Clueless, Fashion Fantasy, and Aggressive Plaid

Clueless, Fashion Fantasy, and Aggressive Plaid

By Kate Carey, Head of Education & Curator, Fashion Nirvana: Runway to Everyday

One year ago, my colleague and co-conspirator Jackie Edwards—currently in the Ph.D. Program in Art History, The Graduate Center, City University of New York—and I met with Brian Silva, McNay Graphic Designer. Our mission: brainstorm ideas for a totally nineties exhibition logo for Fashion Nirvana: Runway to Everyday. Channeling Cher Horowitz’s bright yellow plaid suit from the film Clueless (1995) was at the top of my 1990s mood board, and I even requested to see a version incorporating her character’s aggressive yellow plaid ensemble.
 

Brian ultimately steered us in a much more elegant and optically pleasing direction with a gradient design that formed our exhibition color palette. The hues from the logo design informed decisions about wall color, pedestals, extended labels, and section texts. (See exhibition video here and curator mood board here.) That said, I thought the timing of the 25th-anniversary of Clueless might be a chance to pay homage to Cher, Dionne, and coordinating plaid ensembles.
 

Recognizing how high school students communicate identity via fashion selections, writer and director Amy Heckerling scripted confident smart heroines who dress accordingly. In visiting Los Angeles high schools in the nineties, Heckerling and costume designer Mona May observed the liberal application of grunge—baggy pants, oversize shirts, lots of plaid, and very little femininity. Applying a lens of privilege and fantasy (including a computer program for coordinating ensembles), Heckerling and May created an aesthetic so specific to the film—over the knee socks, mini-skirts, hats of all sizes, Mary-Jane shoes—that fans continue to imitate the iconic designs. Actress and singer Willow Smith, for example, channels her inner Cher, even though the film came out five years before she was born.


Mona May
describes how luxury brand Dolce and Gabbana created Cher’s yellow suit, and she fabricated Dionne’s black and white version. She also reasoned that Cher and Dionne would have the resources to visit Europe and import luxury brands. Designer Karl Lagerfeld, who assumed leadership at Chanel in 1983, paid tribute to the couture house’s signature hallmarks like bouclé tweed, a knotted plaid. In 1994, he updated the classic look with brightly colored plaid, faux fur, extra high hemlines, big hats, and Mary-Jane heels. Sound familiar? Although the film’s relatively modest budget would not allow for Chanel price tags, May likely drew inspiration from this collection that premiered before the film came out.
 


 

In one of the more quote-able lines from the film, Cher challenges a thief at gunpoint refusing to lay on the ground because her dress was made by Alaïa, ‘a totally important designer.’ Tunisian designer Azzedine Alaïa originally studied sculpture and pioneered a body-conscious silhouette that celebrated an hour-glass shape.

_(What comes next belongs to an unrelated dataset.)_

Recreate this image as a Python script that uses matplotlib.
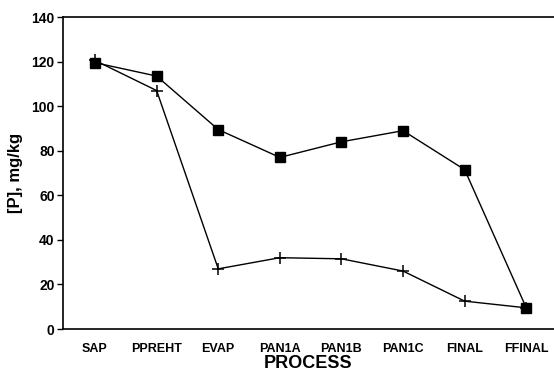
import matplotlib
matplotlib.use("Agg")
import matplotlib.pyplot as plt

stages = ["SAP", "PPREHT", "EVAP", "PAN1A", "PAN1B", "PAN1C", "FINAL", "FFINAL"]
p_squares = [119.5, 113.5, 89.5, 77, 84, 89, 71.5, 9.5]
p_crosses = [120.5, 107, 27, 32, 31.5, 26, 12.5, 9.5]
y_ticks = [0, 20, 40, 60, 80, 100, 120, 140]

plt.rcParams["font.family"] = ["Liberation Sans", "DejaVu Sans"]

fig = plt.figure(figsize=(5.54, 3.74), dpi=100)
ax = fig.add_axes([0.1137, 0.1203, 0.8863, 0.8342])

x = list(range(len(stages)))
ax.plot(x, p_crosses, color="black", lw=1.0, marker="+", ms=9, mew=1.1)
ax.plot(x, p_squares, color="black", lw=1.0, marker="s", ms=7)

ax.set_xlim(-0.52, 7.45)
ax.set_ylim(0, 140)
ax.set_yticks(y_ticks)
ax.set_xticks(x)
ax.set_xticklabels(stages, fontsize=9, fontweight="bold")
ax.set_yticklabels([str(v) for v in y_ticks], fontsize=10, fontweight="bold")
ax.tick_params(axis="x", length=0, pad=10)
ax.tick_params(axis="y", length=4, width=1, direction="out", pad=2)
ax.spines["right"].set_visible(False)
for s in ("left", "top", "bottom"):
    ax.spines[s].set_linewidth(1.2)

ax.set_ylabel("[P], mg/kg", fontsize=12, fontweight="bold", labelpad=6)
ax.set_xlabel("PROCESS", fontsize=13, fontweight="bold", labelpad=0)

fig.savefig("out.png", dpi=100)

Supermodel Naomi Campbell said, “No other dress can make a woman look and feel as good as an Alaïa because it cinches a woman’s body perfectly.” Find a powerfully cinched silhouette on view in Fashion Nirvana: Runway to Everyday in a black and white plaid motorcycle jacket and dress. Alaïa lifted the checked pattern from Tati, a discount Paris department store with checkered branding.
 

My father, a minister who rereads Jane Austen novels regularly, took me to see Clueless when it came out in 1995. He voiced disapproval of some casual marijuana use, but we both liked the story back then. In high school, I was enchanted by the California fantasy and appreciated the contemporary update of Jane Austen’s Emma. Looking back now, I’m much more aware of the essential role fashion played in the film and the way in which Amy Heckerling and Mona May communicated complicated teen identity through layered, often aspirational appearance.


Karl Lagerfeld, German, 1933-2019 CHANEL French, founded 1910. Suit, 1994. Bouclé tweed Courtesy of MOSS Designer Consignment.


Azzedine Alaïa, Tunisian, 1935-2017, Motorcycle jacket and dress, 1991. Denim, nylon blend Courtesy of Alex Gehring and Michelle Washington.